- **WRITTEN EXERCISE**:
Leave out the images; return the rest of the data exactly.

- **AVAILABLE DATA**:
* * * * * * * * *
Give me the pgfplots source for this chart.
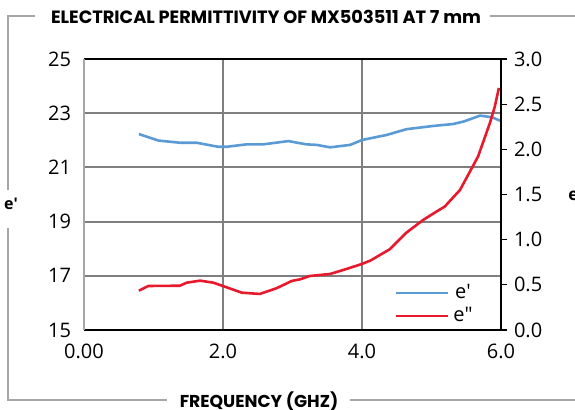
\documentclass[border=0pt]{standalone}
\usepackage{fontspec}
\usepackage{pgfplots}
\pgfplotsset{compat=1.18}
\setmainfont{Open Sans}
\newfontfamily\titlefont{Poppins}
\definecolor{eblue}{HTML}{5B9BD5}
\definecolor{ered}{HTML}{E8192C}
\definecolor{framegray}{HTML}{A6A6A6}
\definecolor{gridgray}{HTML}{7F7F7F}
\begin{document}
\begin{tikzpicture}
\path[use as bounding box] (0,0) rectangle (287.5pt,205pt);
% decorative frame, in image pixels (1px = 0.5pt, y downwards)
\begin{scope}[x=0.5pt,y=-0.5pt,shift={(0,205pt)}]
\draw[framegray,line width=0.75pt] (35,16) -- (8,16) -- (8,190);
\draw[framegray,line width=0.75pt] (8,228) -- (8,400) -- (167,400);
\draw[framegray,line width=0.75pt] (350,400) -- (580,400);
\draw[framegray,line width=0.75pt] (490,16) -- (580,16);
\node[font=\titlefont\bfseries\fontsize{8.9}{10}\selectfont] at (266,17) {ELECTRICAL PERMITTIVITY OF MX503511 AT 7 mm};
\node[font=\titlefont\bfseries\fontsize{8.6}{10}\selectfont] at (259,401) {FREQUENCY (GHZ)};
\node[font=\bfseries\fontsize{8}{10}\selectfont] at (11,204) {e′};
\node[font=\bfseries\fontsize{8.5}{10}\selectfont,anchor=west,inner sep=0pt] at (568,195) {e″};
\end{scope}
\begin{axis}[
  at={(42pt,40pt)}, anchor=south west,
  width=208.5pt, height=135.5pt, scale only axis,
  xmin=0, xmax=6, ymin=15, ymax=25,
  xtick={0,2,4,6}, xticklabels={0.00,2.0,4.0,6.0},
  ytick={15,17,...,25},
  grid=major, grid style={gridgray,line width=1pt},
  major tick length=0pt,
  axis line style={draw=none},
  tick label style={font=\fontsize{10}{12}\selectfont},
  /pgf/number format/assume math mode=true,
  xticklabel style={yshift=-3.5pt},
  yticklabel style={xshift=-3pt},
  clip=false,
]
\draw[black,line width=0.6pt] (axis cs:0,25) -- (axis cs:6,25);
\draw[black,line width=0.6pt] (axis cs:0,15) -- (axis cs:6,15);
\draw[framegray,line width=0.6pt] (axis cs:0,15) -- (axis cs:0,25);
\addplot[eblue,line width=1.3pt] coordinates {
(0.79,22.23) (1.07,21.99) (1.38,21.91) (1.62,21.91) (1.93,21.76) (2.05,21.76)
(2.34,21.85) (2.58,21.85) (2.94,21.97) (3.20,21.85) (3.35,21.83) (3.54,21.74)
(3.83,21.83) (4.00,22.01) (4.36,22.20) (4.64,22.41) (5.03,22.53) (5.31,22.60)
(5.46,22.69) (5.70,22.91) (5.87,22.85) (5.99,22.72)
};
\end{axis}
\begin{axis}[
  at={(42pt,40pt)}, anchor=south west,
  width=208.5pt, height=135.5pt, scale only axis,
  xmin=0, xmax=6, ymin=0, ymax=3,
  axis x line=none, axis y line*=right,
  ytick={0,0.5,...,3},
  yticklabel style={/pgf/number format/.cd,fixed,fixed zerofill,precision=1},
  tick label style={font=\fontsize{10}{12}\selectfont},
  /pgf/number format/assume math mode=true,
  tick align=outside, major tick length=3pt,
  axis line style={black,line width=0.6pt},
  tick style={black,line width=0.6pt},
  legend style={at={(0.73,0.2)},anchor=north west,draw=none,fill=none,
    font=\fontsize{10}{12}\selectfont,row sep=-1pt},
  legend image code/.code={\draw[#1] (0pt,0pt) -- (26pt,0pt);},
]
\addlegendimage{eblue,line width=1.3pt}
\addlegendentry{e′}
\addplot[ered,line width=1.3pt] coordinates {
(0.79,0.435) (0.925,0.487) (1.38,0.490) (1.48,0.524) (1.67,0.546) (1.86,0.524)
(2.05,0.473) (2.27,0.413) (2.53,0.399) (2.77,0.462) (2.99,0.543) (3.11,0.561)
(3.25,0.598) (3.54,0.620) (3.73,0.664) (4.00,0.731) (4.12,0.768) (4.40,0.894)
(4.64,1.078) (4.88,1.218) (5.07,1.310) (5.19,1.366) (5.41,1.550) (5.67,1.920)
(5.84,2.290) (5.91,2.470) (5.97,2.680)
};
\addlegendentry{e″}
\end{axis}
\end{tikzpicture}
\end{document}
* * * * * * * * *
- **FINAL RESULT**:
Give me the pgfplots source for this chart.
\documentclass[border=0pt]{standalone}
\usepackage{fontspec}
\usepackage{pgfplots}
\pgfplotsset{compat=1.18}
\setmainfont{Open Sans}
\newfontfamily\titlefont{Poppins}
\definecolor{eblue}{HTML}{5B9BD5}
\definecolor{ered}{HTML}{E8192C}
\definecolor{framegray}{HTML}{A6A6A6}
\definecolor{gridgray}{HTML}{7F7F7F}
\begin{document}
\begin{tikzpicture}
\path[use as bounding box] (0,0) rectangle (287.5pt,205pt);
% decorative frame, in image pixels (1px = 0.5pt, y downwards)
\begin{scope}[x=0.5pt,y=-0.5pt,shift={(0,205pt)}]
\draw[framegray,line width=0.75pt] (35,16) -- (8,16) -- (8,190);
\draw[framegray,line width=0.75pt] (8,228) -- (8,400) -- (167,400);
\draw[framegray,line width=0.75pt] (350,400) -- (580,400);
\draw[framegray,line width=0.75pt] (490,16) -- (580,16);
\node[font=\titlefont\bfseries\fontsize{8.9}{10}\selectfont] at (266,17) {ELECTRICAL PERMITTIVITY OF MX503511 AT 7 mm};
\node[font=\titlefont\bfseries\fontsize{8.6}{10}\selectfont] at (259,401) {FREQUENCY (GHZ)};
\node[font=\bfseries\fontsize{8}{10}\selectfont] at (11,204) {e′};
\node[font=\bfseries\fontsize{8.5}{10}\selectfont,anchor=west,inner sep=0pt] at (568,195) {e″};
\end{scope}
\begin{axis}[
  at={(42pt,40pt)}, anchor=south west,
  width=208.5pt, height=135.5pt, scale only axis,
  xmin=0, xmax=6, ymin=15, ymax=25,
  xtick={0,2,4,6}, xticklabels={0.00,2.0,4.0,6.0},
  ytick={15,17,...,25},
  grid=major, grid style={gridgray,line width=1pt},
  major tick length=0pt,
  axis line style={draw=none},
  tick label style={font=\fontsize{10}{12}\selectfont},
  /pgf/number format/assume math mode=true,
  xticklabel style={yshift=-3.5pt},
  yticklabel style={xshift=-3pt},
  clip=false,
]
\draw[black,line width=0.6pt] (axis cs:0,25) -- (axis cs:6,25);
\draw[black,line width=0.6pt] (axis cs:0,15) -- (axis cs:6,15);
\draw[framegray,line width=0.6pt] (axis cs:0,15) -- (axis cs:0,25);
\addplot[eblue,line width=1.3pt] coordinates {
(0.79,22.23) (1.07,21.99) (1.38,21.91) (1.62,21.91) (1.93,21.76) (2.05,21.76)
(2.34,21.85) (2.58,21.85) (2.94,21.97) (3.20,21.85) (3.35,21.83) (3.54,21.74)
(3.83,21.83) (4.00,22.01) (4.36,22.20) (4.64,22.41) (5.03,22.53) (5.31,22.60)
(5.46,22.69) (5.70,22.91) (5.87,22.85) (5.99,22.72)
};
\end{axis}
\begin{axis}[
  at={(42pt,40pt)}, anchor=south west,
  width=208.5pt, height=135.5pt, scale only axis,
  xmin=0, xmax=6, ymin=0, ymax=3,
  axis x line=none, axis y line*=right,
  ytick={0,0.5,...,3},
  yticklabel style={/pgf/number format/.cd,fixed,fixed zerofill,precision=1},
  tick label style={font=\fontsize{10}{12}\selectfont},
  /pgf/number format/assume math mode=true,
  tick align=outside, major tick length=3pt,
  axis line style={black,line width=0.6pt},
  tick style={black,line width=0.6pt},
  legend style={at={(0.73,0.2)},anchor=north west,draw=none,fill=none,
    font=\fontsize{10}{12}\selectfont,row sep=-1pt},
  legend image code/.code={\draw[#1] (0pt,0pt) -- (26pt,0pt);},
]
\addlegendimage{eblue,line width=1.3pt}
\addlegendentry{e′}
\addplot[ered,line width=1.3pt] coordinates {
(0.79,0.435) (0.925,0.487) (1.38,0.490) (1.48,0.524) (1.67,0.546) (1.86,0.524)
(2.05,0.473) (2.27,0.413) (2.53,0.399) (2.77,0.462) (2.99,0.543) (3.11,0.561)
(3.25,0.598) (3.54,0.620) (3.73,0.664) (4.00,0.731) (4.12,0.768) (4.40,0.894)
(4.64,1.078) (4.88,1.218) (5.07,1.310) (5.19,1.366) (5.41,1.550) (5.67,1.920)
(5.84,2.290) (5.91,2.470) (5.97,2.680)
};
\addlegendentry{e″}
\end{axis}
\end{tikzpicture}
\end{document}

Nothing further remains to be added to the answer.